What the task asks >> In the following material, identify every line holding the string "this" and return it.

──────── Record list ────────

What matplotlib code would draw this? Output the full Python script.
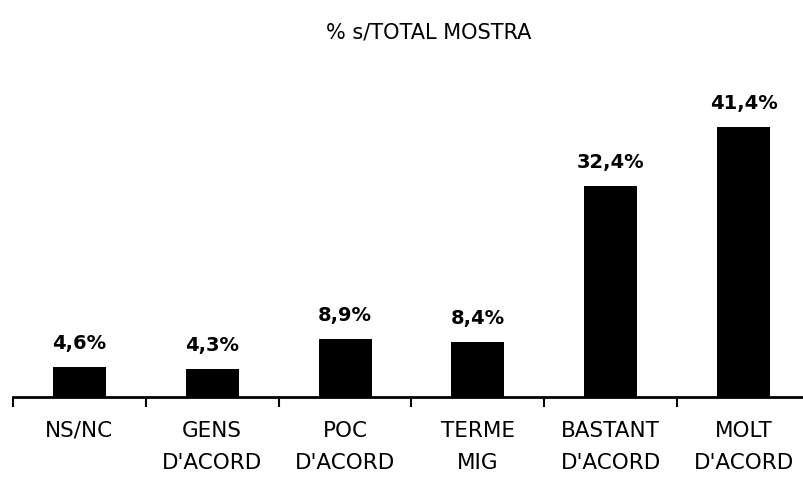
import matplotlib
matplotlib.use("Agg")
import matplotlib.pyplot as plt

# ---------------------------------------------------------------------------
# Data
# ---------------------------------------------------------------------------
categories = ["NS/NC", "GENS\nD'ACORD", "POC\nD'ACORD", "TERME\nMIG",
              "BASTANT\nD'ACORD", "MOLT\nD'ACORD"]
values = [4.6, 4.3, 8.9, 8.4, 32.4, 41.4]
value_labels = ["4,6%", "4,3%", "8,9%", "8,4%", "32,4%", "41,4%"]
title = "% s/TOTAL MOSTRA"

W, H = 804, 478
fig = plt.figure(figsize=(W / 100, H / 100), dpi=100, facecolor="white")

# axes spans 13px .. 810px (right end runs off the picture), baseline at y=397
left, right = 13, 810
bottom, top = 397, 71
ax = fig.add_axes([left / W, (H - bottom) / H, (right - left) / W, (bottom - top) / H])

x = range(len(categories))
ax.bar(x, values, width=0.4, color="black")
ax.set_xlim(-0.5, len(categories) - 0.5)
ax.set_ylim(0, 50)

for xi, v, lab in zip(x, values, value_labels):
    ax.annotate(lab, (xi, v), xytext=(0, 10), textcoords="offset points",
                ha="center", va="bottom", fontsize=14, fontweight="bold")

# category separators as ticks hanging below the baseline
ax.set_xticks([i - 0.5 for i in range(len(categories) + 1)])
ax.set_xticklabels([])
ax.set_xticks(list(x), minor=True)
ax.set_xticklabels(categories, minor=True, fontsize=15.5, linespacing=1.75)
ax.tick_params(axis="x", which="major", direction="out", length=7.5, width=1.5)
ax.tick_params(axis="x", which="minor", length=0, pad=17)

ax.set_yticks([])
for s in ["top", "right", "left"]:
    ax.spines[s].set_visible(False)
ax.spines["bottom"].set_linewidth(2)

fig.text(429 / W, 1 - 33 / H, title, ha="center", va="center", fontsize=15)

fig.savefig("out.png", dpi=100, facecolor="white")
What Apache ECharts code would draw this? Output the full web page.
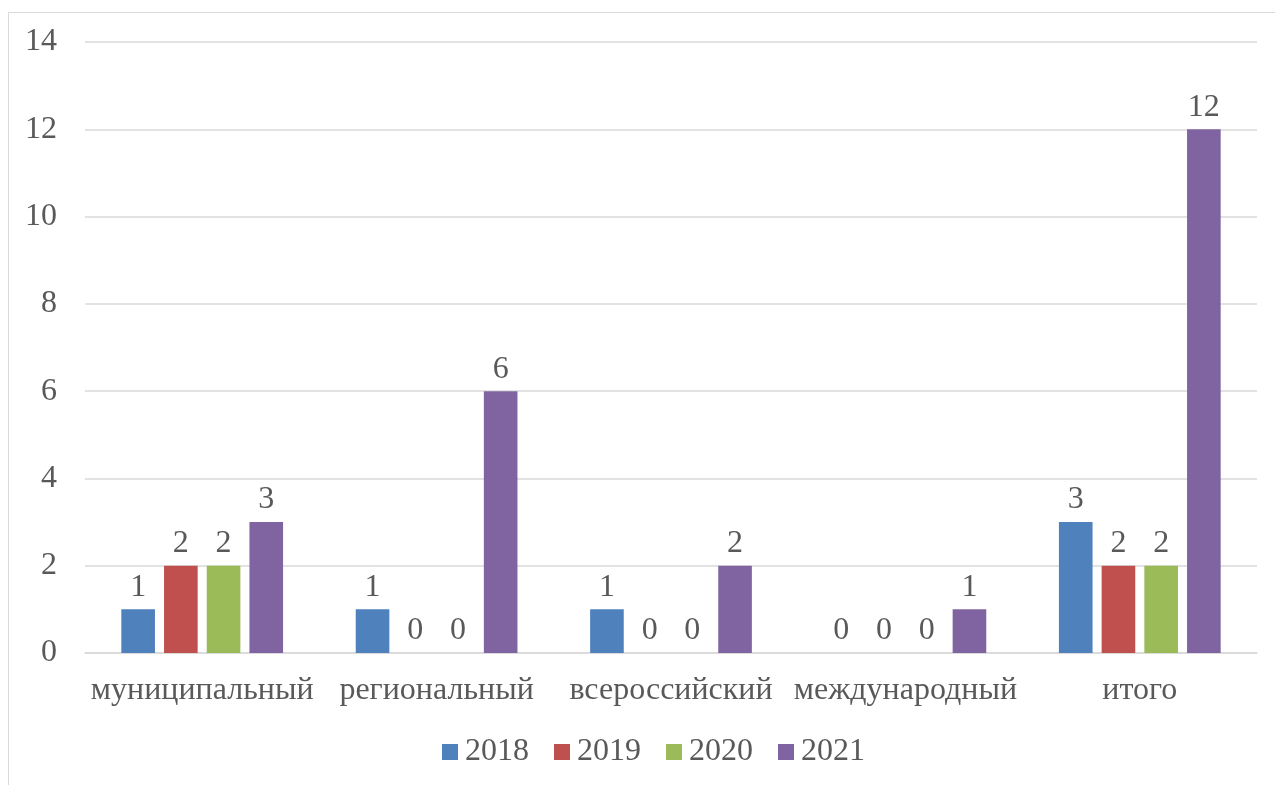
<!DOCTYPE html>
<html><head><meta charset="utf-8">
<script src="https://cdn.jsdelivr.net/npm/echarts@6/dist/echarts.min.js"></script>
<style>html,body{margin:0;padding:0;background:#fff;}#c{width:1275px;height:785px;}
#b{position:absolute;left:8px;top:12px;width:1300px;height:800px;border:1.5px solid #D9D9D9;box-sizing:border-box;pointer-events:none;}</style>
</head><body><div id="c"></div><div id="b"></div>
<script>
const categories = ['муниципальный','региональный','всероссийский','международный','итого'];
const seriesNames = ['2018','2019','2020','2021'];
const v2018 = [1,1,1,0,3];
const v2019 = [2,0,0,0,2];
const v2020 = [2,0,0,0,2];
const v2021 = [3,6,2,1,12];
const yTicks = [0,2,4,6,8,10,12,14];
const colors = ['#4F81BD','#C0504D','#9BBB59','#8064A2'];
const font = '"Liberation Serif","Times New Roman",serif';
const txt = '#595959';
const chart = echarts.init(document.getElementById('c'));
const all = [v2018,v2019,v2020,v2021];
chart.setOption({
  animation:false,
  color: colors,
  grid:{left:85,right:18,top:42,bottom:132,containLabel:false},
  legend:{bottom:12,left:437,itemWidth:16,itemHeight:16,itemGap:25,icon:'rect',
    textStyle:{fontFamily:font,fontSize:32,color:txt,padding:[0,0,0,2]},data:seriesNames},
  xAxis:{type:'category',data:categories,axisTick:{show:false},
    axisLine:{lineStyle:{color:'#D9D9D9',width:1.5}},
    axisLabel:{fontFamily:font,fontSize:32,color:txt,margin:22,interval:0}},
  yAxis:{type:'value',min:0,max:14,interval:2,axisLine:{show:false},axisTick:{show:false},
    splitLine:{lineStyle:{color:'#D9D9D9',width:1.5}},
    axisLabel:{fontFamily:font,fontSize:32,color:txt,margin:28,
      formatter:v=>yTicks.includes(v)?String(v):''}},
  series: seriesNames.map((n,i)=>({name:n,type:'bar',data:all[i],barGap:'27%',barCategoryGap:'31%',
    label:{show:true,position:'top',distance:6,fontFamily:font,fontSize:32,color:txt}}))
});
</script></body></html>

────────

Answer >>
What matplotlib code would draw this? Output the full Python script.
What Apache ECharts code would draw this? Output the full web page.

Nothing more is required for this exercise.